**What to do**
Reproduce nothing but the lines from the start of the material through the line that includes "const xTicks1 = [0, 400, 800, 1200, 1600, 2000, 2400];", both ends included, and omit every picture.
— begin —
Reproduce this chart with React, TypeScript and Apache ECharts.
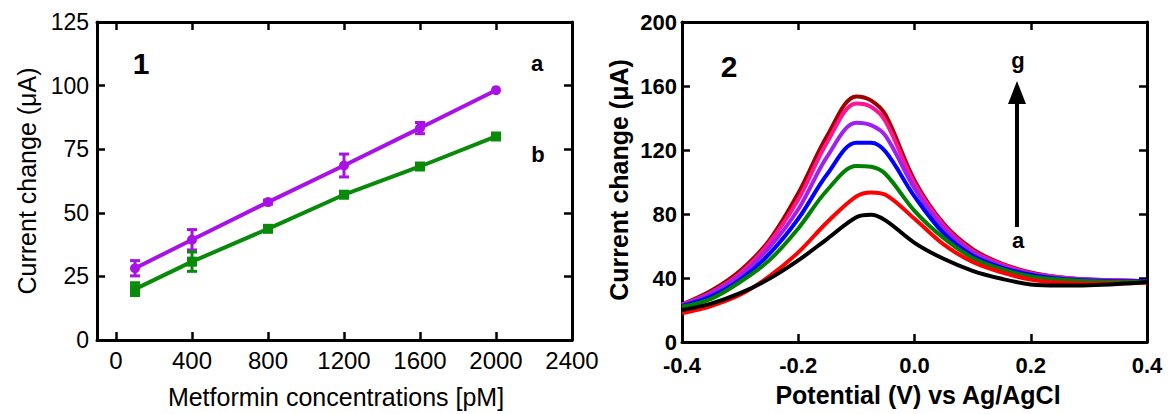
import React, { useEffect, useRef } from "react";
import * as echarts from "echarts";

// Panel 1 data
const concentrations = [100, 400, 800, 1200, 1600, 2000];
const seriesA = [28.2, 39.4, 54.2, 68.6, 83.3, 98.2];
const errA = [3, 4, 0.8, 4.5, 2.2, 0];
const seriesB = [20, 30.8, 43.7, 57.1, 68.2, 80.0];
const errB = [2.5, 3.8, 0, 0, 0, 0];
const xTicks1 = [0, 400, 800, 1200, 1600, 2000, 2400];

// Panel 2 data
const potentials = [-0.4, -0.35, -0.3, -0.25, -0.2, -0.15, -0.1, -0.075, -0.05, 0, 0.05, 0.1, 0.15, 0.2, 0.25, 0.3, 0.35, 0.4];
const curveA = [20, 24, 30.5, 39.5, 51, 64.5, 78, 79.5, 76, 62, 52, 44.5, 39.5, 36, 35.3, 35.5, 36.3, 37.5];
const curveB = [18, 22.5, 29.5, 41, 56, 75, 91, 93.5, 92, 77, 61, 50, 43.5, 39, 37, 36.5, 36.5, 37];
const curveC = [22, 27, 37.5, 51, 71, 95, 110, 109.5, 105, 82, 65, 52.5, 45.5, 41, 39, 38, 37.5, 37.5];
const curveD = [22.5, 28.5, 39, 55, 77, 105, 124.5, 124.5, 119, 91, 68, 54, 46.5, 42, 39.5, 38.5, 38, 38];
const curveE = [23, 30.5, 41.5, 59, 83, 116, 137, 135.5, 129, 96, 71, 56, 47.5, 42.5, 40, 39, 38.5, 38];
const curveF = [23.5, 31, 43, 62, 89, 125, 149, 147, 138, 99, 73, 57, 48.5, 43, 40.5, 39, 38.5, 38];
const curveG = [23.5, 32, 44.5, 63.5, 93, 129, 153.5, 151, 142, 101, 74, 58, 49, 43.5, 40.5, 39, 38.5, 38];
const curveNames = ["a", "b", "c", "d", "e", "f", "g"];
const curveColors = ["#000000", "#ff0000", "#008000", "#0000ff", "#a020f0", "#ff1493", "#a00000"];

const FONT = "'Liberation Sans', Arial, Helvetica, sans-serif";
const PURPLE = "#a812e6";
const GREEN = "#0a8a0a";

function errorSeries(vals: number[], errs: number[], color: string) {
  return {
    type: "custom",
    xAxisIndex: 0,
    yAxisIndex: 0,
    z: 4,
    encode: { x: 0, y: 1 },
    data: concentrations.map((c, i) => [c, vals[i], errs[i]]),
    renderItem: (params: any, api: any) => {
      const x = api.value(0);
      const y = api.value(1);
      const e = api.value(2);
      if (!e) return null;
      const top = api.coord([x, y + e]);
      const bot = api.coord([x, y - e]);
      const hw = 5;
      const st = { stroke: color, lineWidth: 3 };
      return {
        type: "group",
        children: [
          { type: "line", shape: { x1: top[0], y1: top[1], x2: bot[0], y2: bot[1] }, style: st },
          { type: "line", shape: { x1: top[0] - hw, y1: top[1], x2: top[0] + hw, y2: top[1] }, style: st },
          { type: "line", shape: { x1: bot[0] - hw, y1: bot[1], x2: bot[0] + hw, y2: bot[1] }, style: st },
        ],
      };
    },
  };
}

export default function App() {
  const ref = useRef<HTMLDivElement>(null);
  useEffect(() => {
    if (!ref.current) return;
    const chart = echarts.init(ref.current, null, { renderer: "svg" });
    const axisLine = { show: true, onZero: false, lineStyle: { color: "#000", width: 3 } };
    const tick = (extra: any = {}) => ({ show: true, inside: true, length: 8, lineStyle: { color: "#000", width: 2.5 }, ...extra });
    const curves = [curveA, curveB, curveC, curveD, curveE, curveF, curveG];
    const drawOrder = [6, 5, 4, 3, 2, 1, 0];
    const option: any = {
      animation: false,
      backgroundColor: "#fff",
      grid: [
        { left: 97, top: 22, width: 475, height: 318 },
        { left: 682, top: 22, width: 465, height: 320 },
      ],
      xAxis: [
        {
          type: "value", gridIndex: 0, min: -100, max: 2400, position: "bottom",
          axisLine, splitLine: { show: false },
          axisTick: tick({ customValues: xTicks1 }),
          axisLabel: { customValues: xTicks1, color: "#000", fontSize: 24, fontFamily: FONT, margin: 8, formatter: (v: number) => String(v) },
        },
        {
          type: "value", gridIndex: 0, min: -100, max: 2400, position: "top",
          axisLine, splitLine: { show: false },
          axisTick: tick({ customValues: xTicks1 }),
          axisLabel: { show: false },
        },
        {
          type: "value", gridIndex: 1, min: -0.4, max: 0.4, interval: 0.2, position: "bottom",
          axisLine, splitLine: { show: false }, axisTick: tick(),
          axisLabel: {
            color: "#000", fontSize: 22, fontWeight: "bold", fontFamily: FONT, margin: 12,
            formatter: (v: number) => (Math.abs(v) < 1e-9 ? "0.0" : v.toFixed(1)),
          },
        },
        {
          type: "value", gridIndex: 1, min: -0.4, max: 0.4, interval: 0.2, position: "top",
          axisLine, splitLine: { show: false }, axisTick: tick(), axisLabel: { show: false },
        },
      ],
      yAxis: [
        {
          type: "value", gridIndex: 0, min: 0, max: 125, interval: 25, position: "left",
          axisLine, splitLine: { show: false }, axisTick: tick(),
          axisLabel: { color: "#000", fontSize: 23, fontFamily: FONT, margin: 8 },
        },
        {
          type: "value", gridIndex: 0, min: 0, max: 125, interval: 25, position: "right",
          axisLine, splitLine: { show: false }, axisTick: tick(), axisLabel: { show: false },
        },
        {
          type: "value", gridIndex: 1, min: 0, max: 200, interval: 40, position: "left",
          axisLine, splitLine: { show: false }, axisTick: tick(),
          axisLabel: { color: "#000", fontSize: 22, fontWeight: "bold", fontFamily: FONT, margin: 5 },
        },
        {
          type: "value", gridIndex: 1, min: 0, max: 200, interval: 40, position: "right",
          axisLine, splitLine: { show: false }, axisTick: tick(), axisLabel: { show: false },
        },
      ],
      series: [
        {
          name: "a", type: "line", xAxisIndex: 0, yAxisIndex: 0, z: 3,
          data: concentrations.map((c, i) => [c, seriesA[i]]),
          symbol: "circle", symbolSize: 10,
          lineStyle: { color: PURPLE, width: 4 }, itemStyle: { color: PURPLE },
        },
        {
          name: "b", type: "line", xAxisIndex: 0, yAxisIndex: 0, z: 3,
          data: concentrations.map((c, i) => [c, seriesB[i]]),
          symbol: "rect", symbolSize: 10,
          lineStyle: { color: GREEN, width: 4 }, itemStyle: { color: GREEN },
        },
        errorSeries(seriesA, errA, PURPLE),
        errorSeries(seriesB, errB, GREEN),
        ...drawOrder.map((k) => ({
          name: curveNames[k], type: "line", xAxisIndex: 2, yAxisIndex: 2,
          data: potentials.map((p, i) => [p, curves[k][i]]),
          smooth: 0.35, symbol: "none",
          lineStyle: { color: curveColors[k], width: 4 },
        })),
      ],
      graphic: [
        { type: "text", x: 27, y: 181, rotation: Math.PI / 2, style: { text: "Current change (\u03bcA)", fontSize: 25, fontFamily: FONT, fill: "#000", align: "center", verticalAlign: "middle" } },
        { type: "text", x: 336, y: 397, style: { text: "Metformin concentrations [pM]", fontSize: 25, fontFamily: FONT, fill: "#000", align: "center", verticalAlign: "middle" } },
        { type: "text", x: 619, y: 180, rotation: Math.PI / 2, style: { text: "Current change (\u03bcA)", fontSize: 25, fontWeight: "bold", fontFamily: FONT, fill: "#000", align: "center", verticalAlign: "middle" } },
        { type: "text", x: 918, y: 395, style: { text: "Potential (V) vs Ag/AgCl", fontSize: 25, fontWeight: "bold", fontFamily: FONT, fill: "#000", align: "center", verticalAlign: "middle" } },
        { type: "text", x: 141, y: 63, style: { text: "1", fontSize: 30, fontWeight: "bold", fontFamily: FONT, fill: "#000", align: "center", verticalAlign: "middle" } },
        { type: "text", x: 537, y: 63, style: { text: "a", fontSize: 22, fontWeight: "bold", fontFamily: FONT, fill: "#000", align: "center", verticalAlign: "middle" } },
        { type: "text", x: 538, y: 154, style: { text: "b", fontSize: 22, fontWeight: "bold", fontFamily: FONT, fill: "#000", align: "center", verticalAlign: "middle" } },
        { type: "text", x: 729, y: 66, style: { text: "2", fontSize: 30, fontWeight: "bold", fontFamily: FONT, fill: "#000", align: "center", verticalAlign: "middle" } },
        { type: "text", x: 1018, y: 60, style: { text: "g", fontSize: 22, fontWeight: "bold", fontFamily: FONT, fill: "#000", align: "center", verticalAlign: "middle" } },
        { type: "text", x: 1018, y: 240, style: { text: "a", fontSize: 22, fontWeight: "bold", fontFamily: FONT, fill: "#000", align: "center", verticalAlign: "middle" } },
        { type: "line", shape: { x1: 1017, y1: 102, x2: 1017, y2: 227 }, style: { stroke: "#000", lineWidth: 4 } },
        { type: "polygon", shape: { points: [[1017, 81], [1008, 104], [1026, 104]] }, style: { fill: "#000" } },
      ],
    };
    chart.setOption(option);
    return () => chart.dispose();
  }, []);
  return <div ref={ref} style={{ position: "fixed", left: 0, top: 0, width: 1168, height: 414 }} />;
}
— end —
**Exercise output**
Reproduce this chart with React, TypeScript and Apache ECharts.
import React, { useEffect, useRef } from "react";
import * as echarts from "echarts";

// Panel 1 data
const concentrations = [100, 400, 800, 1200, 1600, 2000];
const seriesA = [28.2, 39.4, 54.2, 68.6, 83.3, 98.2];
const errA = [3, 4, 0.8, 4.5, 2.2, 0];
const seriesB = [20, 30.8, 43.7, 57.1, 68.2, 80.0];
const errB = [2.5, 3.8, 0, 0, 0, 0];
const xTicks1 = [0, 400, 800, 1200, 1600, 2000, 2400];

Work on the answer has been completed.